#### PROVIDED MATERIAL
•••••

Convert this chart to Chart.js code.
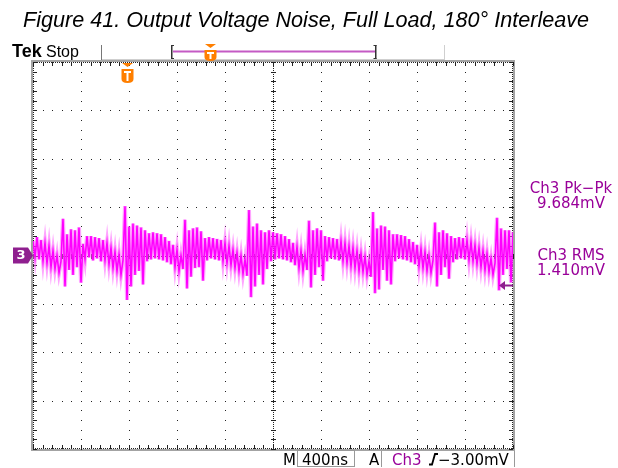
<!DOCTYPE html>
<html>
<head>
<meta charset="utf-8">
<script src="https://cdn.jsdelivr.net/npm/chart.js@4/dist/chart.umd.min.js"></script>
<style>
  html, body { margin: 0; padding: 0; background: #fff; }
</style>
</head>
<body>
<canvas id="scope" width="618" height="468"></canvas>
<script>
// scope settings
const TIME_PER_DIV = 400;   // ns  (M 400ns)
const VOLT_PER_DIV = 5;     // mV
const H_DIVS = 10;
const V_DIVS = 8;
const TRIG_LEVEL = -3.0;    // mV
const TRIG_TIME = 780;      // ns from left edge
const SAMPLE_NS = TIME_PER_DIV * H_DIVS / 240;

const TITLE = "Figure 41. Output Voltage Noise, Full Load, 180\u00b0 Interleave";
const readoutLines = ["Ch3 Pk\u2212Pk", "9.684mV", "Ch3 RMS", "1.410mV"];
const timebaseLabel = "400ns";
const trigLabel = "\u22123.00mV";

// Ch3 trace in mV, one sample every SAMPLE_NS
const ch3 = [
  1.5, -0.2, 1.9, -0.4, 1.6, -0.6, 1.3, -0.8, 1.0, -1.2, 0.5, -1.4, 0.0, -1.8, -0.6,
  3.8, -3.2, 2.2, -1.5, 2.7, -2.0, 2.6, -1.2, 2.9, -2.8, 1.2, -0.4,
  2.0, -0.2, 2.0, -0.5, 1.9, -0.3, 1.8, -0.6, 1.6, -0.5, 1.3, -0.9, 0.8, -1.3, 0.4, -1.6, 0.1, -2.0, -0.5,
  5.1, -4.6, 3.0, -3.2, 3.3, -2.0, 3.1, -1.6, 2.9, -3.0, 2.6, -0.6, 2.3, -0.4, 2.4, -0.3, 2.3, -0.4, 2.2, -0.5,
  1.9, -0.7, 1.5, -0.9, 1.1, -1.2, 0.6, -1.6, 0.0, -1.4,
  3.7, -3.4, 2.6, -2.2, 2.8, -1.3, 2.9, -1.2, 2.5, -2.6, 1.8, -0.5, 1.9, -0.3, 1.8, -0.4, 1.7, -0.5, 1.6, -0.6,
  1.3, -0.8, 1.0, -1.0, 0.6, -1.3, 0.3, -1.6, 0.0, -1.9, -0.4, -2.1,
  4.7, -4.3, 3.0, -3.2, 3.3, -2.0, 2.6, -3.0, 2.4, -1.4, 2.6, -0.6, 2.4, -0.4, 2.3, -0.3, 2.2, -0.4, 2.0, -0.5,
  1.7, -0.7, 1.3, -1.0, 0.9, -1.3, 0.5, -1.6, 0.1, -1.5,
  3.6, -3.3, 2.6, -2.0, 2.8, -1.2, 2.6, -2.6, 2.0, -0.6, 1.9, -0.3, 1.8, -0.4, 1.7, -0.5, 1.5, -0.6, 1.3, -0.8,
  1.0, -1.1, 0.8, -1.3, 0.5, -1.6, 0.2, -1.7, -0.1, -2.0, -0.6, -2.2,
  4.5, -3.9, 2.8, -3.5, 3.1, -1.5, 3.0, -2.6, 2.6, -3.0, 2.2, -0.6, 2.2, -0.3, 2.1, -0.4, 2.0, -0.5, 1.7, -0.7,
  1.4, -0.9, 1.1, -1.1, 0.7, -1.3, 0.4, -1.6, 0.0, -1.8, -0.5,
  3.4, -3.2, 2.4, -2.0, 2.6, -1.2, 2.3, -2.4, 2.0, -0.7, 1.8, -0.4, 1.9, -0.3, 1.8, -0.4, 1.6, -0.5, 1.4, -0.6,
  1.1, -0.9, 0.8, -1.2, 0.5, -1.5, 0.2, -1.7, -0.3, -2.0, -0.8,
  3.9, -3.6, 2.8, -2.0, 2.6, -1.4, 2.6, -2.8, 2.4
];

const points = ch3.map((v, i) => ({ x: i * SAMPLE_NS, y: v }));
const yHalf = VOLT_PER_DIV * V_DIVS / 2;

function trigMarker(ctx, x, top, boxH) {
  ctx.fillStyle = "#ff7f00";
  ctx.beginPath();
  ctx.moveTo(x - 5, top);
  ctx.lineTo(x + 6, top);
  ctx.lineTo(x + 0.5, top + 4);
  ctx.closePath();
  ctx.fill();
  const bt = top + 6;
  ctx.beginPath();
  ctx.moveTo(x - 5.5, bt);
  ctx.lineTo(x + 6.5, bt);
  ctx.lineTo(x + 6.5, bt + boxH - 4);
  ctx.quadraticCurveTo(x + 6.5, bt + boxH, x + 0.5, bt + boxH);
  ctx.quadraticCurveTo(x - 5.5, bt + boxH, x - 5.5, bt + boxH - 4);
  ctx.closePath();
  ctx.fill();
  ctx.fillStyle = "#fff";
  ctx.fillRect(x - 3, bt + 2, 7, 2);
  ctx.fillRect(x - 0.5, bt + 2, 2, boxH - 4);
}

const scopeDecor = {
  id: "scopeDecor",
  beforeDatasetsDraw(chart) {
    const { ctx, scales: { x, y } } = chart;
    const L = Math.round(x.left), R = Math.round(x.right);
    const T = Math.round(y.top), B = Math.round(y.bottom);
    const px = v => Math.round(x.getPixelForValue(v));
    const py = v => Math.round(y.getPixelForValue(v));
    const xSub = TIME_PER_DIV / 5, ySub = VOLT_PER_DIV / 5;
    const dot = (a, b) => ctx.fillRect(a, b, 1, 1);
    ctx.save();
    // gray bezel
    ctx.strokeStyle = "#a3a3a3";
    ctx.lineWidth = 2;
    ctx.strokeRect(L - 1, T - 1, R - L + 2, B - T + 2);
    ctx.fillStyle = "#222";
    // dotted division lines
    for (let d = 1; d < H_DIVS; d++) {
      const gx = px(d * TIME_PER_DIV);
      for (let s = 0; s <= V_DIVS * 5; s++) dot(gx, py(-yHalf + s * ySub));
    }
    for (let d = 1; d < V_DIVS; d++) {
      const gy = py(-yHalf + d * VOLT_PER_DIV);
      for (let s = 0; s <= H_DIVS * 5; s++) dot(px(s * xSub), gy);
    }
    // centre cross with subdivision ticks
    const cx = px(TIME_PER_DIV * H_DIVS / 2), cy = py(0);
    for (let a = L; a <= R; a += 2) dot(a, cy);
    for (let b = T; b <= B; b += 2) dot(cx, b);
    for (let s = 0; s <= H_DIVS * 5; s++) ctx.fillRect(px(s * xSub), cy - 2, 1, 5);
    for (let s = 0; s <= V_DIVS * 5; s++) ctx.fillRect(cx - 2, py(-yHalf + s * ySub), 5, 1);
    // edges with inward ticks
    for (let a = L; a <= R; a += 2) { dot(a, T); dot(a, B - 1); }
    for (let b = T; b <= B; b += 2) { dot(L, b); dot(R - 1, b); }
    for (let s = 0; s <= H_DIVS * 5; s++) {
      const a = px(s * xSub);
      ctx.fillRect(a, T, 1, 4);
      ctx.fillRect(a, B - 4, 1, 4);
    }
    for (let s = 0; s <= V_DIVS * 5; s++) {
      const b = py(-yHalf + s * ySub);
      ctx.fillRect(L, b, 4, 1);
      ctx.fillRect(R - 4, b, 4, 1);
    }
    ctx.restore();
  },
  afterDraw(chart) {
    const { ctx, scales: { x, y } } = chart;
    const R = x.right;
    ctx.save();
    ctx.textBaseline = "alphabetic";
    ctx.textAlign = "left";

    // title
    ctx.fillStyle = "#000";
    ctx.font = 'italic 21.6px "Liberation Sans"';
    ctx.fillText(TITLE, 23, 27);

    // header
    ctx.font = 'bold 18px "Liberation Sans"';
    ctx.fillText("Tek", 12, 57);
    ctx.font = '16px "Liberation Sans"';
    ctx.fillText("Stop", 46, 57);
    ctx.fillStyle = "#777";
    ctx.fillRect(101, 45, 1, 15);
    ctx.fillStyle = "#cfcfcf";
    ctx.fillRect(444, 45, 1, 15);
    ctx.fillRect(102, 59, 342, 1);
    ctx.fillStyle = "#333";
    ctx.fillRect(171, 45, 1.5, 14);
    ctx.fillRect(171, 45, 3, 1);
    ctx.fillRect(171, 58, 3, 1);
    ctx.fillRect(375, 45, 1.5, 14);
    ctx.fillRect(373.5, 45, 3, 1);
    ctx.fillRect(373.5, 58, 3, 1);
    ctx.fillStyle = "#c45ac4";
    ctx.fillRect(173, 50.5, 202, 2);
    trigMarker(ctx, 210, 44, 11);

    // trigger position on screen
    trigMarker(ctx, Math.round(x.getPixelForValue(TRIG_TIME)), y.top + 1, 14);

    // channel 3 ground marker
    const gy = y.getPixelForValue(0);
    ctx.fillStyle = "#8f1f8f";
    ctx.beginPath();
    ctx.moveTo(13, gy - 8);
    ctx.lineTo(28, gy - 8);
    ctx.lineTo(33, gy);
    ctx.lineTo(28, gy + 8);
    ctx.lineTo(13, gy + 8);
    ctx.closePath();
    ctx.fill();
    ctx.fillStyle = "#fff";
    ctx.font = 'bold 13px "DejaVu Sans"';
    ctx.textAlign = "center";
    ctx.textBaseline = "middle";
    ctx.fillText("3", 21, gy + 0.5);

    // trigger level arrow
    const ty = Math.round(y.getPixelForValue(TRIG_LEVEL)) + 0.5;
    ctx.fillStyle = "#8f1f8f";
    ctx.beginPath();
    ctx.moveTo(R - 14, ty);
    ctx.lineTo(R - 8, ty - 4.5);
    ctx.lineTo(R - 8, ty + 4.5);
    ctx.closePath();
    ctx.fill();
    ctx.fillRect(R - 9, ty - 1, 9, 2);

    // measurement readouts
    ctx.textBaseline = "alphabetic";
    ctx.fillStyle = "#990099";
    ctx.font = '15px "DejaVu Sans"';
    ctx.fillText(readoutLines[0], 571, 193);
    ctx.fillText(readoutLines[1], 571, 208);
    ctx.fillText(readoutLines[2], 571, 260);
    ctx.fillText(readoutLines[3], 571, 275);

    // bottom status bar
    ctx.textAlign = "left";
    ctx.fillStyle = "#000";
    ctx.fillText("M", 283, 465);
    ctx.strokeStyle = "#999";
    ctx.lineWidth = 1;
    ctx.strokeRect(297.5, 450.5, 57, 16);
    ctx.fillText(timebaseLabel, 302, 465);
    ctx.fillText("A", 369, 465);
    ctx.fillStyle = "#999";
    ctx.fillRect(381, 451, 1, 16);
    ctx.fillRect(514, 451, 1, 16);
    ctx.fillStyle = "#990099";
    ctx.fillText("Ch3", 392, 465);
    ctx.strokeStyle = "#000";
    ctx.lineWidth = 1.8;
    ctx.beginPath();
    ctx.moveTo(429, 464.5);
    ctx.lineTo(432, 464.5);
    ctx.lineTo(435, 454);
    ctx.lineTo(438, 454);
    ctx.stroke();
    ctx.fillStyle = "#000";
    ctx.fillText(trigLabel, 438, 465);
    ctx.restore();
  }
};

new Chart(document.getElementById("scope"), {
  type: "line",
  data: {
    datasets: [
      {
        data: points,
        borderColor: "#ff00ff",
        borderWidth: 1.6,
        pointRadius: 0,
        tension: 0,
        order: 1
      },
      {
        data: points,
        borderColor: "rgba(255, 90, 255, 0.55)",
        borderWidth: 4,
        pointRadius: 0,
        tension: 0,
        order: 2
      }
    ]
  },
  options: {
    responsive: false,
    animation: false,
    events: [],
    layout: { padding: { left: 33, top: 62, right: 105, bottom: 19 } },
    scales: {
      x: { type: "linear", min: 0, max: TIME_PER_DIV * H_DIVS, display: false },
      y: { type: "linear", min: -yHalf, max: yHalf, display: false }
    },
    plugins: {
      legend: { display: false },
      tooltip: { enabled: false }
    }
  },
  plugins: [scopeDecor]
});
</script>
</body>
</html>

•••••

#### GOAL OF THE EXERCISE
Leave out the pictures and repeat the lines from the start of the material through the line with "const SAMPLE_NS = TIME_PER_DIV", inclusive.

#### ANSWER TO THIS PROBLEM
Convert this chart to Chart.js code.
<!DOCTYPE html>
<html>
<head>
<meta charset="utf-8">
<script src="https://cdn.jsdelivr.net/npm/chart.js@4/dist/chart.umd.min.js"></script>
<style>
  html, body { margin: 0; padding: 0; background: #fff; }
</style>
</head>
<body>
<canvas id="scope" width="618" height="468"></canvas>
<script>
// scope settings
const TIME_PER_DIV = 400;   // ns  (M 400ns)
const VOLT_PER_DIV = 5;     // mV
const H_DIVS = 10;
const V_DIVS = 8;
const TRIG_LEVEL = -3.0;    // mV
const TRIG_TIME = 780;      // ns from left edge
const SAMPLE_NS = TIME_PER_DIV * H_DIVS / 240;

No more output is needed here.